With regard to code size in this comparison someone associated with llvm-mos remarked that some factors are: their libc is written in C and tries to be multi-platform friendly, stdio takes up space, the division functions are large, and their float support is not asm optimized.
I wasn't really thinking of the binary sizes presented in the benchmarks, but more in general. 6502 assembler is compact enough if you are manipulating bytes, but not if you are manipulating 16 bit pointers or doing things like array indexing, which is where a 16-bit virtual machine (with zero page registers?) would help. Obviously there is a trade-off between speed and memory size, but on a 6502 target both are an issue and it'd be useful to be able to choose - perhaps VM by default and native code for "fast" procedures or code sections.

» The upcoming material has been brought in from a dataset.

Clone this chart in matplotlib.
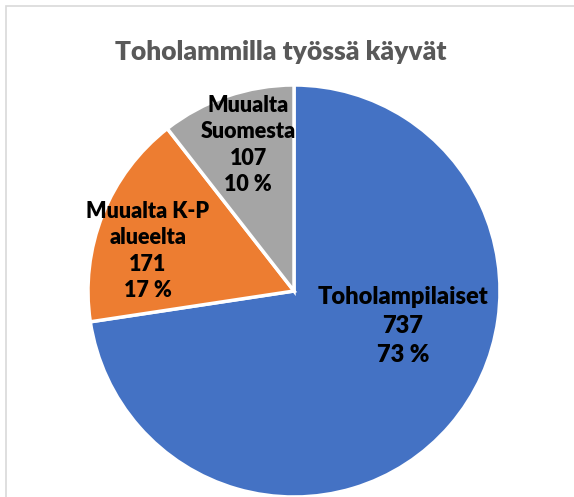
import matplotlib.pyplot as plt
import matplotlib.patches as patches

plt.rcParams['font.family'] = ['Lato', 'DejaVu Sans']

categories = ['Toholampilaiset', 'Muualta K-P\nalueelta', 'Muualta\nSuomesta']
values = [737, 171, 107]
percents = [73, 17, 10]  # as shown in the chart
colors = ['#4472C4', '#ED7D31', '#A5A5A5']
# label positions as fractions of the pie radius (Excel best fit)
label_pos = [(0.529, -0.17), (-0.709, 0.194), (-0.223, 0.709)]
label_size = [17, 15.5, 15.5]
label_spacing = [1.38, 1.33, 1.33]

fig = plt.figure(figsize=(5.74, 4.97), dpi=100)
fig.patch.set_facecolor('white')

# light chart frame (cropped on right/bottom)
fig.add_artist(patches.Rectangle((5.5 / 574, -0.1), 1.2, 1 - 5.5 / 497 + 0.1,
                                 transform=fig.transFigure, fill=False,
                                 edgecolor='#D9D9D9', linewidth=1.2))

ax = fig.add_axes([(294 - 206) / 574, (497 - 291 - 206) / 497, 412 / 574, 412 / 497])
wedges, _ = ax.pie(values, colors=colors, startangle=90, counterclock=False,
                   wedgeprops=dict(edgecolor='white', linewidth=2.5))
ax.set_xlim(-1, 1)
ax.set_ylim(-1, 1)

for i, (cat, v, p, (x, y)) in enumerate(zip(categories, values, percents, label_pos)):
    ax.text(x, y, f"{cat}\n{v}\n{p} %", ha='center', va='center',
            fontsize=label_size[i], fontweight=800, color='black',
            linespacing=label_spacing[i])

fig.text(281 / 574, 1 - 52 / 497, 'Toholammilla työssä käyvät', ha='center', va='center',
         fontsize=19, fontweight=800, color='#595959')

fig.savefig('out.png', dpi=100)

A lot of the C library outside of math isn't going to be speed critical - things like IO and heap for example, and there could also be dual versions to choose from if needed. Especially for retrocomputing, IO devices themselves were so slow that software overhead is less important.

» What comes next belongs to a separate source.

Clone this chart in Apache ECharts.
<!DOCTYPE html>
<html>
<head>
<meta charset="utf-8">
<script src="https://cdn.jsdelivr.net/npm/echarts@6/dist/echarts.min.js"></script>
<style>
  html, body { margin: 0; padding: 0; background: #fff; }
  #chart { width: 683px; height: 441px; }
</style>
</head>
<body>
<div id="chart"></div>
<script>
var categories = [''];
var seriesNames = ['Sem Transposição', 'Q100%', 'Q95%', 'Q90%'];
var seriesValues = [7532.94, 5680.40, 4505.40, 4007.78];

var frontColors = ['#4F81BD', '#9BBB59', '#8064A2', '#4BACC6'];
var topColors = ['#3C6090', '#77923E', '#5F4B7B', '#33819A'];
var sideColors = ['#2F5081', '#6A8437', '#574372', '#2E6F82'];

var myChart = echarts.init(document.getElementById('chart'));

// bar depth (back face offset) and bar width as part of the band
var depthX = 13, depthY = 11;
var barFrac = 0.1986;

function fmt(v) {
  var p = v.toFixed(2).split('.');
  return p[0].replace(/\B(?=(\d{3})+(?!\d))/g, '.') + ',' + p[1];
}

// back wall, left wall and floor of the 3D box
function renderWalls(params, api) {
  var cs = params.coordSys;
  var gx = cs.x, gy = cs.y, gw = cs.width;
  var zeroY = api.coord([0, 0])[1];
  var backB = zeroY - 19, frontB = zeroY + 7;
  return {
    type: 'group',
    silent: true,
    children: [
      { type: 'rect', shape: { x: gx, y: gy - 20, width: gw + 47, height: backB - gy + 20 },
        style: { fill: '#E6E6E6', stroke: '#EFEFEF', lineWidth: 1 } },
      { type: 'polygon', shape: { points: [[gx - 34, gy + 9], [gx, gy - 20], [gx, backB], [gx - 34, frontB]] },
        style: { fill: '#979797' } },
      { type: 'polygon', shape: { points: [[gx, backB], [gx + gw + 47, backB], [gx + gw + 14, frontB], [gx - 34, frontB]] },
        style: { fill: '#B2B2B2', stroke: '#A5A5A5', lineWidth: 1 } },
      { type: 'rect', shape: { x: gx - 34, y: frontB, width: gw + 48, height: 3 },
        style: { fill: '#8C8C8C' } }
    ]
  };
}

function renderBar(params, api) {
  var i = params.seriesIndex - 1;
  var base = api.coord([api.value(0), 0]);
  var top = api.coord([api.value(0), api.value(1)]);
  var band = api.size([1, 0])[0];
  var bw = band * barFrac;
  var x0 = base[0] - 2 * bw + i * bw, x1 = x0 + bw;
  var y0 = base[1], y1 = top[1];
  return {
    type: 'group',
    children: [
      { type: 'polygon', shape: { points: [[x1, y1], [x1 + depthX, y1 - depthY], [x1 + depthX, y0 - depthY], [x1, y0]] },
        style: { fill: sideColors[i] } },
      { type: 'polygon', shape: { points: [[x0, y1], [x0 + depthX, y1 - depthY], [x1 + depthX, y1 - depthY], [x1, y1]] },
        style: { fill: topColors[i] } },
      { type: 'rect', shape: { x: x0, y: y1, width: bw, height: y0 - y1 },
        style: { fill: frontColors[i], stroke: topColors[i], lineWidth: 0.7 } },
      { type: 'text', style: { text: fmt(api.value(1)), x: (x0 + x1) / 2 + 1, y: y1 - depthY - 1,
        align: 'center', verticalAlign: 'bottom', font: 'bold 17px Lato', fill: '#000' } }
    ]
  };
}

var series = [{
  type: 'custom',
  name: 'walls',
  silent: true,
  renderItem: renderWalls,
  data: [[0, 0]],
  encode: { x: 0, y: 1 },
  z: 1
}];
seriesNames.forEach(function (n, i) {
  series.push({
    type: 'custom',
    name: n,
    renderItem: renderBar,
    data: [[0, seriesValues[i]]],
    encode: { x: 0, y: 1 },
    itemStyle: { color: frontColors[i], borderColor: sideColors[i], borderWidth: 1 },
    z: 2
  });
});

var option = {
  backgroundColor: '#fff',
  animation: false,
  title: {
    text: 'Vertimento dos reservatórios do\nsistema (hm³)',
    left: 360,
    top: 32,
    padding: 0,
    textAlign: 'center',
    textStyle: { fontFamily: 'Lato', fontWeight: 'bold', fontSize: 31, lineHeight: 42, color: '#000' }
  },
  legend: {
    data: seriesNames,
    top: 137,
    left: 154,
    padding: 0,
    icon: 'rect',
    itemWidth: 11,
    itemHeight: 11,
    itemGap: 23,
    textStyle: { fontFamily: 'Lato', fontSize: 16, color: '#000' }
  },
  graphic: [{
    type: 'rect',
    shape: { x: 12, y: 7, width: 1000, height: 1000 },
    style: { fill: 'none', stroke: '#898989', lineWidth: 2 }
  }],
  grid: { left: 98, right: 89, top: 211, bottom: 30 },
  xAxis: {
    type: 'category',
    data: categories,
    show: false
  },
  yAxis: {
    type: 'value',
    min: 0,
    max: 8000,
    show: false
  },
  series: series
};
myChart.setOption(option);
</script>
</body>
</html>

More often than not the slow IO devices were coupled with optimized speed critical code due to cost savings or hardware simplification. Heap is an approach that rarely works well on a 6502 machine - there are no 16 bit stack pointers and it's just slower than doing without - However I tend to agree that a middle ground 16 bit virtual machine is a great idea. The first one I ever saw was Sweet16 by Woz.
I agree about heap - too much overhead to be a great approach on such a constrained target, but of course the standard library for C has to include it all the same.
Memory is better allocated in more of a customized application specific way, such as an arena allocator, or just avoid dynamic allocation altogether if possible.
I was co-author of Acorn's ISO-Pascal system for the 6502-based BBC micro (16KB or 32KB RAM) back in the day, and one part I was proud of was a pretty full featured (for the time) code editor that was included, written in 4KB of heavily optimized assembler. The memory allocation I used was just to take ownership of all free RAM, and maintain the edit buffer before the cursor at one end of memory, and the buffer content after the cursor at the other end. This meant that as you typed and entered new text, it was just appended to the "before cursor" block, with no text movement or memory allocation needed.